#### Records shown
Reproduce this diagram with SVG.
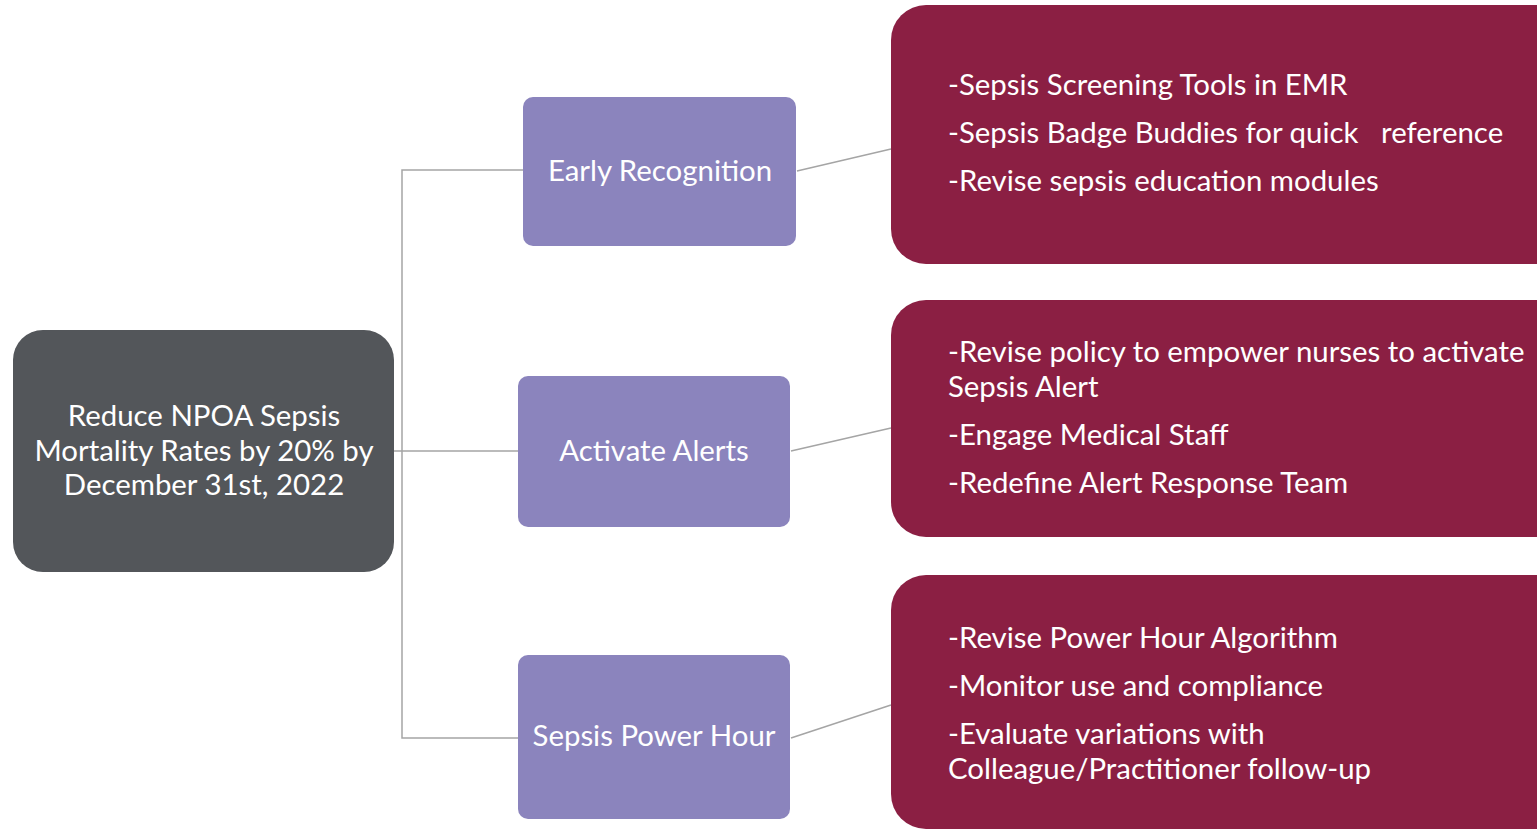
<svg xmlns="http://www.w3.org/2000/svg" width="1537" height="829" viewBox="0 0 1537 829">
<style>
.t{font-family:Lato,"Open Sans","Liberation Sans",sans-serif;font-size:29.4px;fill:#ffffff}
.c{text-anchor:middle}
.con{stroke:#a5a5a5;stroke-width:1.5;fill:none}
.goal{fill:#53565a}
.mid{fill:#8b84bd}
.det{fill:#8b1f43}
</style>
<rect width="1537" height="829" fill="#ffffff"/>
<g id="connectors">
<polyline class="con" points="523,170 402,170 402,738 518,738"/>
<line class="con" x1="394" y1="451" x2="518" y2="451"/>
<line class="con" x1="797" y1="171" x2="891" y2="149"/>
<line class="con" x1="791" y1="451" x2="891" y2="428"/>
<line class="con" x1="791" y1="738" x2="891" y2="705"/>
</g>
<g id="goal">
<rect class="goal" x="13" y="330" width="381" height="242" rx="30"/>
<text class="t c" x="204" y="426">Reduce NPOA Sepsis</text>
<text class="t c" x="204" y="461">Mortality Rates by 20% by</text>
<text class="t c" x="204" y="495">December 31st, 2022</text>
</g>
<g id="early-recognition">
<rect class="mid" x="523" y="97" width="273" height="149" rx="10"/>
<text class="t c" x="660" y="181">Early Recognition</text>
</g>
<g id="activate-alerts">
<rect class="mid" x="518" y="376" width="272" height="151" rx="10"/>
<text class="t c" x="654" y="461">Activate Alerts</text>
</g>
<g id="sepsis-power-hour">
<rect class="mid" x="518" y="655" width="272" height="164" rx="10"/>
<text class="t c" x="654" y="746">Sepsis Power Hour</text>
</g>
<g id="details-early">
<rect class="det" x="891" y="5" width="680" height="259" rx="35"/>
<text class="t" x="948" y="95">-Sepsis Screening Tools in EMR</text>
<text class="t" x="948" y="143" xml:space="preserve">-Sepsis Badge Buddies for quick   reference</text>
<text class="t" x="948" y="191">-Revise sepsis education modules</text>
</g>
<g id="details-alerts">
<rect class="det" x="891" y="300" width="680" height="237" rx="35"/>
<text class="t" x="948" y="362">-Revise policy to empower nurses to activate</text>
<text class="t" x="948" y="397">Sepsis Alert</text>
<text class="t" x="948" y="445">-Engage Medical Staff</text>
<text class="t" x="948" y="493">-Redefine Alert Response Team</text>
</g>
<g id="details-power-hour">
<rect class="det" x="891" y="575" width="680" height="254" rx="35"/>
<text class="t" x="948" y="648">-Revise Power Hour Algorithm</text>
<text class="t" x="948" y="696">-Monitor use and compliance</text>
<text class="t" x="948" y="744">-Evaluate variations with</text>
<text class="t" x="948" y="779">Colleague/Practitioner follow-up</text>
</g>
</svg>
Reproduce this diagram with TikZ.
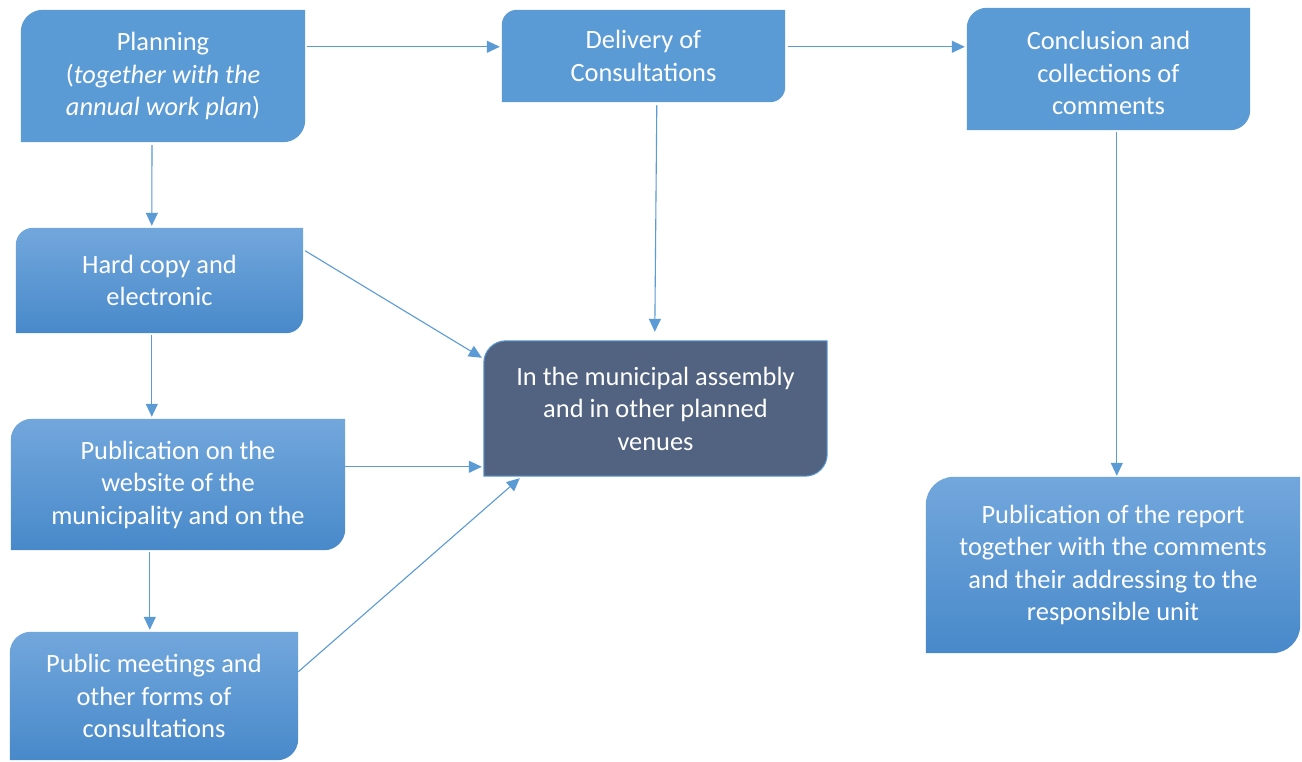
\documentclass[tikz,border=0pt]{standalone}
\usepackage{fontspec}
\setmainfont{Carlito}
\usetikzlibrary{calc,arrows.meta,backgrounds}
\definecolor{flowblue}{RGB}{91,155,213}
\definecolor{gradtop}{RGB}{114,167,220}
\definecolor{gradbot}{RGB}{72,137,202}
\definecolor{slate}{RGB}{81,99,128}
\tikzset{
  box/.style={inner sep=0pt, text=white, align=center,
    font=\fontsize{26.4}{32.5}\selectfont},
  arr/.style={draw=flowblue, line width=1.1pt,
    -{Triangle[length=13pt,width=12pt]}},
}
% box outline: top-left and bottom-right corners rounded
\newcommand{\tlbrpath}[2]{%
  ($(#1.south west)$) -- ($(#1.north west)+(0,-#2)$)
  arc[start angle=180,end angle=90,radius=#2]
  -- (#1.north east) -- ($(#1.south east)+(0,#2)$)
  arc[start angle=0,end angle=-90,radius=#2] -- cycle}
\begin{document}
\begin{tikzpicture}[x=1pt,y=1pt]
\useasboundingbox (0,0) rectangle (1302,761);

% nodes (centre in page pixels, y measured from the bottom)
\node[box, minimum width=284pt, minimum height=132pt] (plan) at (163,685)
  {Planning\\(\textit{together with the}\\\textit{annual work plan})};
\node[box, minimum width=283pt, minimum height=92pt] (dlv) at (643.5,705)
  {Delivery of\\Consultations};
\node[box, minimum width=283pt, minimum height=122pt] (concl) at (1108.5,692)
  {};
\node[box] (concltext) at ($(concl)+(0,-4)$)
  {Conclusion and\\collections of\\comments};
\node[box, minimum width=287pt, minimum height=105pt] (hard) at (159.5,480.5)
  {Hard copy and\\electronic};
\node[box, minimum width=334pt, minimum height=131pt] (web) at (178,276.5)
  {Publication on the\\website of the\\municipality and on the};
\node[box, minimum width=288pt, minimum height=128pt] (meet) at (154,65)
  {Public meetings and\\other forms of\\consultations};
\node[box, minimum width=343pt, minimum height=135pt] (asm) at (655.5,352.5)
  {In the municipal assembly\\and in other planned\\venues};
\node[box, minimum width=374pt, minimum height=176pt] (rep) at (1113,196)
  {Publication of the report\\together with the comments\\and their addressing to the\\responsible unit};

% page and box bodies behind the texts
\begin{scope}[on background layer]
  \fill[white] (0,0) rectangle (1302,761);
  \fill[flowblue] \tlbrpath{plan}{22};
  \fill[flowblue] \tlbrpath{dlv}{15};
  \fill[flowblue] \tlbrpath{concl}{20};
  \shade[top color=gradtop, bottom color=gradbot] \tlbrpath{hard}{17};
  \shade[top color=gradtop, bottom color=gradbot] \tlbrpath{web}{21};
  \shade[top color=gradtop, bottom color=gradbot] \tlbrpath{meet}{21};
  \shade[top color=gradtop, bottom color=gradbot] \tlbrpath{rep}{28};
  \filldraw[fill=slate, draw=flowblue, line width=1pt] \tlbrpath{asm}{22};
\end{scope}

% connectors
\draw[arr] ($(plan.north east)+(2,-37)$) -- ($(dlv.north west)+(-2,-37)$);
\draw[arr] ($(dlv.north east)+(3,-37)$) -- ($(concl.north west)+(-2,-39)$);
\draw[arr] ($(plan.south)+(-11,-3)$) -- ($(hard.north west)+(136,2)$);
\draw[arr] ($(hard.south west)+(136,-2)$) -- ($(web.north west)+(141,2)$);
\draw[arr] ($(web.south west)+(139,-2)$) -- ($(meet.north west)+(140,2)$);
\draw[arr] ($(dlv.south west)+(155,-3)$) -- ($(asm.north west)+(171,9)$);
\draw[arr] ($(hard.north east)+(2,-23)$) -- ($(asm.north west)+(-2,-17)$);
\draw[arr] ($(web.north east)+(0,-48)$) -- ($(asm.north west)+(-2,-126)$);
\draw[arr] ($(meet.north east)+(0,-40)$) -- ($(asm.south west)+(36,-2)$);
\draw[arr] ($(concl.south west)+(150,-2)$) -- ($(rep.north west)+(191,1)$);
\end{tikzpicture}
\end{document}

#### Exercise description
Repeat each record exactly as shown above, dropping all images.

#### The response
Reproduce this diagram with SVG.
<svg xmlns="http://www.w3.org/2000/svg" width="1537" height="829" viewBox="0 0 1537 829">
<style>
.t{font-family:Lato,"Open Sans","Liberation Sans",sans-serif;font-size:29.4px;fill:#ffffff}
.c{text-anchor:middle}
.con{stroke:#a5a5a5;stroke-width:1.5;fill:none}
.goal{fill:#53565a}
.mid{fill:#8b84bd}
.det{fill:#8b1f43}
</style>
<rect width="1537" height="829" fill="#ffffff"/>
<g id="connectors">
<polyline class="con" points="523,170 402,170 402,738 518,738"/>
<line class="con" x1="394" y1="451" x2="518" y2="451"/>
<line class="con" x1="797" y1="171" x2="891" y2="149"/>
<line class="con" x1="791" y1="451" x2="891" y2="428"/>
<line class="con" x1="791" y1="738" x2="891" y2="705"/>
</g>
<g id="goal">
<rect class="goal" x="13" y="330" width="381" height="242" rx="30"/>
<text class="t c" x="204" y="426">Reduce NPOA Sepsis</text>
<text class="t c" x="204" y="461">Mortality Rates by 20% by</text>
<text class="t c" x="204" y="495">December 31st, 2022</text>
</g>
<g id="early-recognition">
<rect class="mid" x="523" y="97" width="273" height="149" rx="10"/>
<text class="t c" x="660" y="181">Early Recognition</text>
</g>
<g id="activate-alerts">
<rect class="mid" x="518" y="376" width="272" height="151" rx="10"/>
<text class="t c" x="654" y="461">Activate Alerts</text>
</g>
<g id="sepsis-power-hour">
<rect class="mid" x="518" y="655" width="272" height="164" rx="10"/>
<text class="t c" x="654" y="746">Sepsis Power Hour</text>
</g>
<g id="details-early">
<rect class="det" x="891" y="5" width="680" height="259" rx="35"/>
<text class="t" x="948" y="95">-Sepsis Screening Tools in EMR</text>
<text class="t" x="948" y="143" xml:space="preserve">-Sepsis Badge Buddies for quick   reference</text>
<text class="t" x="948" y="191">-Revise sepsis education modules</text>
</g>
<g id="details-alerts">
<rect class="det" x="891" y="300" width="680" height="237" rx="35"/>
<text class="t" x="948" y="362">-Revise policy to empower nurses to activate</text>
<text class="t" x="948" y="397">Sepsis Alert</text>
<text class="t" x="948" y="445">-Engage Medical Staff</text>
<text class="t" x="948" y="493">-Redefine Alert Response Team</text>
</g>
<g id="details-power-hour">
<rect class="det" x="891" y="575" width="680" height="254" rx="35"/>
<text class="t" x="948" y="648">-Revise Power Hour Algorithm</text>
<text class="t" x="948" y="696">-Monitor use and compliance</text>
<text class="t" x="948" y="744">-Evaluate variations with</text>
<text class="t" x="948" y="779">Colleague/Practitioner follow-up</text>
</g>
</svg>
Reproduce this diagram with TikZ.
\documentclass[tikz,border=0pt]{standalone}
\usepackage{fontspec}
\setmainfont{Carlito}
\usetikzlibrary{calc,arrows.meta,backgrounds}
\definecolor{flowblue}{RGB}{91,155,213}
\definecolor{gradtop}{RGB}{114,167,220}
\definecolor{gradbot}{RGB}{72,137,202}
\definecolor{slate}{RGB}{81,99,128}
\tikzset{
  box/.style={inner sep=0pt, text=white, align=center,
    font=\fontsize{26.4}{32.5}\selectfont},
  arr/.style={draw=flowblue, line width=1.1pt,
    -{Triangle[length=13pt,width=12pt]}},
}
% box outline: top-left and bottom-right corners rounded
\newcommand{\tlbrpath}[2]{%
  ($(#1.south west)$) -- ($(#1.north west)+(0,-#2)$)
  arc[start angle=180,end angle=90,radius=#2]
  -- (#1.north east) -- ($(#1.south east)+(0,#2)$)
  arc[start angle=0,end angle=-90,radius=#2] -- cycle}
\begin{document}
\begin{tikzpicture}[x=1pt,y=1pt]
\useasboundingbox (0,0) rectangle (1302,761);

% nodes (centre in page pixels, y measured from the bottom)
\node[box, minimum width=284pt, minimum height=132pt] (plan) at (163,685)
  {Planning\\(\textit{together with the}\\\textit{annual work plan})};
\node[box, minimum width=283pt, minimum height=92pt] (dlv) at (643.5,705)
  {Delivery of\\Consultations};
\node[box, minimum width=283pt, minimum height=122pt] (concl) at (1108.5,692)
  {};
\node[box] (concltext) at ($(concl)+(0,-4)$)
  {Conclusion and\\collections of\\comments};
\node[box, minimum width=287pt, minimum height=105pt] (hard) at (159.5,480.5)
  {Hard copy and\\electronic};
\node[box, minimum width=334pt, minimum height=131pt] (web) at (178,276.5)
  {Publication on the\\website of the\\municipality and on the};
\node[box, minimum width=288pt, minimum height=128pt] (meet) at (154,65)
  {Public meetings and\\other forms of\\consultations};
\node[box, minimum width=343pt, minimum height=135pt] (asm) at (655.5,352.5)
  {In the municipal assembly\\and in other planned\\venues};
\node[box, minimum width=374pt, minimum height=176pt] (rep) at (1113,196)
  {Publication of the report\\together with the comments\\and their addressing to the\\responsible unit};

% page and box bodies behind the texts
\begin{scope}[on background layer]
  \fill[white] (0,0) rectangle (1302,761);
  \fill[flowblue] \tlbrpath{plan}{22};
  \fill[flowblue] \tlbrpath{dlv}{15};
  \fill[flowblue] \tlbrpath{concl}{20};
  \shade[top color=gradtop, bottom color=gradbot] \tlbrpath{hard}{17};
  \shade[top color=gradtop, bottom color=gradbot] \tlbrpath{web}{21};
  \shade[top color=gradtop, bottom color=gradbot] \tlbrpath{meet}{21};
  \shade[top color=gradtop, bottom color=gradbot] \tlbrpath{rep}{28};
  \filldraw[fill=slate, draw=flowblue, line width=1pt] \tlbrpath{asm}{22};
\end{scope}

% connectors
\draw[arr] ($(plan.north east)+(2,-37)$) -- ($(dlv.north west)+(-2,-37)$);
\draw[arr] ($(dlv.north east)+(3,-37)$) -- ($(concl.north west)+(-2,-39)$);
\draw[arr] ($(plan.south)+(-11,-3)$) -- ($(hard.north west)+(136,2)$);
\draw[arr] ($(hard.south west)+(136,-2)$) -- ($(web.north west)+(141,2)$);
\draw[arr] ($(web.south west)+(139,-2)$) -- ($(meet.north west)+(140,2)$);
\draw[arr] ($(dlv.south west)+(155,-3)$) -- ($(asm.north west)+(171,9)$);
\draw[arr] ($(hard.north east)+(2,-23)$) -- ($(asm.north west)+(-2,-17)$);
\draw[arr] ($(web.north east)+(0,-48)$) -- ($(asm.north west)+(-2,-126)$);
\draw[arr] ($(meet.north east)+(0,-40)$) -- ($(asm.south west)+(36,-2)$);
\draw[arr] ($(concl.south west)+(150,-2)$) -- ($(rep.north west)+(191,1)$);
\end{tikzpicture}
\end{document}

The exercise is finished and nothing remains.